He has over 30,000 flying hours in the A-4, A-7, F-4, F-8, a variety of airliners and more. That’s over 3.4 years of his life in the air!
Commander Jack D. Woodul USNR (Retired), perhaps better if not more widely known as Youthly Puresome, has regaled us with his tales of Naval Aviators and their exploits for many years. “The Further Adventures of Youthly Puresome” series of stories led to an Outstanding Sea Story award by Fighter Squadron 201 in 1988; the 1994 Hook Magazine Contributor of the Year award; and a 1998 Tailhook Association Lifetime Achievement Award. Commander Woodul didn’t write these stories to win awards. He wrote them because they were stories that should not simply pass into memory. They are stories that needed to be told. They are stories that should be enjoyed. And there is no story teller quite like Jack Woodul. He is quite literally a National treasure.
Growing Up Texan
Jack D. Woodul was born in Portales, New Mexico, on October 19th, 1940. His father, Parker A. Woodul, graduated from Texas A&M University with a degree in Farm and Ranch Management in 1934. Parker was a vocational agriculture teacher and a WWII combat veteran, retiring as a Colonel, United States Army Reserve. Jack’s mother, Ima Maye “Bobbye” Daniels Woodul, graduated from North Texas Teacher’s College in 1934. She was a home economics teacher, ran several nursery schools, and later managed the Eastern New Mexico University bookstore in Portales, New Mexico.
Always Looking Up
Jack’s childhood was in many ways similar to kids who grew up during WWII. He spent time enjoyed hunting and fishing with his father. He played football and ran track. During his early childhood years he spent time in several Army camps before his father shipped out, and lived in Grand Prairie, Texas while his father was overseas. After his father returned from combat in Italy, the family settled in Portales, New Mexico, where his father took up teaching again.
“That’s Just What Men Did”
Jack’s transition to military service seemed entirely natural. Says Jack, “All the adult males I knew were in the service. I grew up thinking that’s just what men did.”
In the Pipeline
YP attended the University of New Mexico in the Navy ROTC program, during which time the Navy bought him his private pilot’s license under the Flight Indoctrination Program. Jack was commissioned as an Ensign in February 1963, and started preflight training at NAS Pensacola in March 1963. Like so many of his contemporaries, during his primary flight training Ensign Woodul flew Beechcraft T-34 Mentors. Jack then transitioned to the North American T-28 Trojan at NAS Saufley Field for his basic flight training. At NAS Beeville, Jack did his advanced training syllabus in F9F Panthers, TF-9J Cougars, and Grumman F-11F Tiger aircraft. Jack earned his Naval Aviator wings in June 1964.
On to the interview!
BW: Commander, thank you so much for taking time to do this interview with me. I think the readers will enjoy it immensely. Having covered your training already, can you tell us about your time as a fleet aviator?

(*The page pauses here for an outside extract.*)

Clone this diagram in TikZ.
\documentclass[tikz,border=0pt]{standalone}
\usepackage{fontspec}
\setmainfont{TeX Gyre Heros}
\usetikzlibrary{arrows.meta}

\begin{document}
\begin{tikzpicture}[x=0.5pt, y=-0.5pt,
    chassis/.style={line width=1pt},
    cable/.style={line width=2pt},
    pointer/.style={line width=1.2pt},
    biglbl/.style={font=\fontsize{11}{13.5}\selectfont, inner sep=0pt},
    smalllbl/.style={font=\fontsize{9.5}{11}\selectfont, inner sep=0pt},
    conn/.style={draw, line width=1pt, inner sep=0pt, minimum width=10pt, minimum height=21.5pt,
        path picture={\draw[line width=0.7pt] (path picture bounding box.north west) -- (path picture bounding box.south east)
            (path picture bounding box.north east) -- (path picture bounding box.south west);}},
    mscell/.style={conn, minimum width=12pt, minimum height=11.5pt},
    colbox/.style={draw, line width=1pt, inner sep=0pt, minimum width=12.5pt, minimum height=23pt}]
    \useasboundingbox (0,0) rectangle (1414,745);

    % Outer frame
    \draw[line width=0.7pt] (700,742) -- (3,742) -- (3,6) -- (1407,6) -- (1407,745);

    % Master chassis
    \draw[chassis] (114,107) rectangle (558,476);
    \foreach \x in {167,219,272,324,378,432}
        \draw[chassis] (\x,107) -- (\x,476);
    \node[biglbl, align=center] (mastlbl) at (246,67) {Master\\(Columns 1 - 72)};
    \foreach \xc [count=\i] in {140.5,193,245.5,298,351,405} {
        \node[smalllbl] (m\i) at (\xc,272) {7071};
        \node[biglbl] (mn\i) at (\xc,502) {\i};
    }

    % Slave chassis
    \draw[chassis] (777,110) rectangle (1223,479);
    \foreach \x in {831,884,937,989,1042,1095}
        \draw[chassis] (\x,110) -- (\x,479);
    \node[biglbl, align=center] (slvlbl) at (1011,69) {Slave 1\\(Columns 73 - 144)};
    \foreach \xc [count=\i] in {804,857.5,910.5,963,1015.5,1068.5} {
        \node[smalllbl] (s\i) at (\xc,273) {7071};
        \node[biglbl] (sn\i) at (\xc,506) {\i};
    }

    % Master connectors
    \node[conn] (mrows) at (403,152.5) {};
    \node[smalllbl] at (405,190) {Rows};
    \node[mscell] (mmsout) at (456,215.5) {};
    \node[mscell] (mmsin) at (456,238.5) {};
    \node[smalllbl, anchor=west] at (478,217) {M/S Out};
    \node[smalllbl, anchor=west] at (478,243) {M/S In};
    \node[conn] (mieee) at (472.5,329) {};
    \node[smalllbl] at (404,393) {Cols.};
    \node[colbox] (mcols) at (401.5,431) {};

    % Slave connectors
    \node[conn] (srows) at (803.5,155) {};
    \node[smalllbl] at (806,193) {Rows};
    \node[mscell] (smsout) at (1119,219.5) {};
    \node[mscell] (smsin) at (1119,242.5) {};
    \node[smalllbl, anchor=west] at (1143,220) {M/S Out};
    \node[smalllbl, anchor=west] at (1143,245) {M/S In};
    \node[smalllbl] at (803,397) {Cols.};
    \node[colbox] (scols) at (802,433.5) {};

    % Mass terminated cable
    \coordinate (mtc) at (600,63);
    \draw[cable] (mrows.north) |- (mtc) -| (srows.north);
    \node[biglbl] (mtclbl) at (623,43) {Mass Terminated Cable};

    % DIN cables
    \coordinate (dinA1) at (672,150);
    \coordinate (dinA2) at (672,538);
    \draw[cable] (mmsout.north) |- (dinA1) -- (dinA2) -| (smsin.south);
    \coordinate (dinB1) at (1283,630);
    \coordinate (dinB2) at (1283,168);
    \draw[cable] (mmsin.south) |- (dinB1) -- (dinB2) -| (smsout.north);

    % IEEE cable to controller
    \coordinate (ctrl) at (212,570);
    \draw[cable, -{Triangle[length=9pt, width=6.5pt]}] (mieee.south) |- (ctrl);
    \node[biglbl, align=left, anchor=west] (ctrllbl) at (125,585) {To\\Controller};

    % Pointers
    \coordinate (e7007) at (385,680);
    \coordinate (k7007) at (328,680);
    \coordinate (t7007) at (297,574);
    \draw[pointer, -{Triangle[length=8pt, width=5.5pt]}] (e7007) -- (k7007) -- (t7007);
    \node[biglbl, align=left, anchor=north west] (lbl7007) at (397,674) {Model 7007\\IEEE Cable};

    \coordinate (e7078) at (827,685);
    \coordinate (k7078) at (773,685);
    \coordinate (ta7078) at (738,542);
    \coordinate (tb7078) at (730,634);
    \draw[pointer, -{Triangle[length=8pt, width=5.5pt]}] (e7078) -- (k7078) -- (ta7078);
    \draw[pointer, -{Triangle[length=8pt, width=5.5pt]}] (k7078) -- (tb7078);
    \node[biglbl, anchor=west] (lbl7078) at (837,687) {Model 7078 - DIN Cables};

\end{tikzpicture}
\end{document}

YP: I began with A-4 Skyhawk RAG (Replacement Air Group) training at VA-43, NAS Oceana. I was assigned to VA-86 Sidewinders in February 1965, flying A-4Es. My first deployment was a WESTPAC as part of Air Wing Seven aboard USS Independence, CVA-62, from May 1965 to December 1965. My next deployment was again on Independence, and again with Air Wing Seven, but to the Mediterranean this time, from June 1966 to February 1967. I was then ordered to VA-44, at that time the only East Coast A-4 RAG, as an instructor pilot in February 1967. I got checked out in the A-7A Corsair II, courtesy of VA-86, who had recently transitioned to that airplane. I also went through ground school on the F-8 Crusader. I was separated from active duty in December 1967.
BW: After your active duty you were a reservist for many years. Tell us about those years.
YP: I had a pilot slot at the Crusader squadron at NAS Atlanta (VF-672). I separated from active duty on a Friday, hand carried my orders to NAS Atlanta, and drilled with VF-672 that weekend. I got checked out in the Crusader while I was going to Delta Air Lines DC-6 Flight Engineer School. I was assigned to the Delta Air Lines Base in Dallas, and we lived in the Dallas-Fort Worth area for 37 years. I had a flying slot at VF-701 (later VF-201) at NAS Dallas, flying Crusaders. I flew various models of the F-8 for about ten years. Then I transitioned to the F-4N Phantom II. I retired from the reserves in 1983.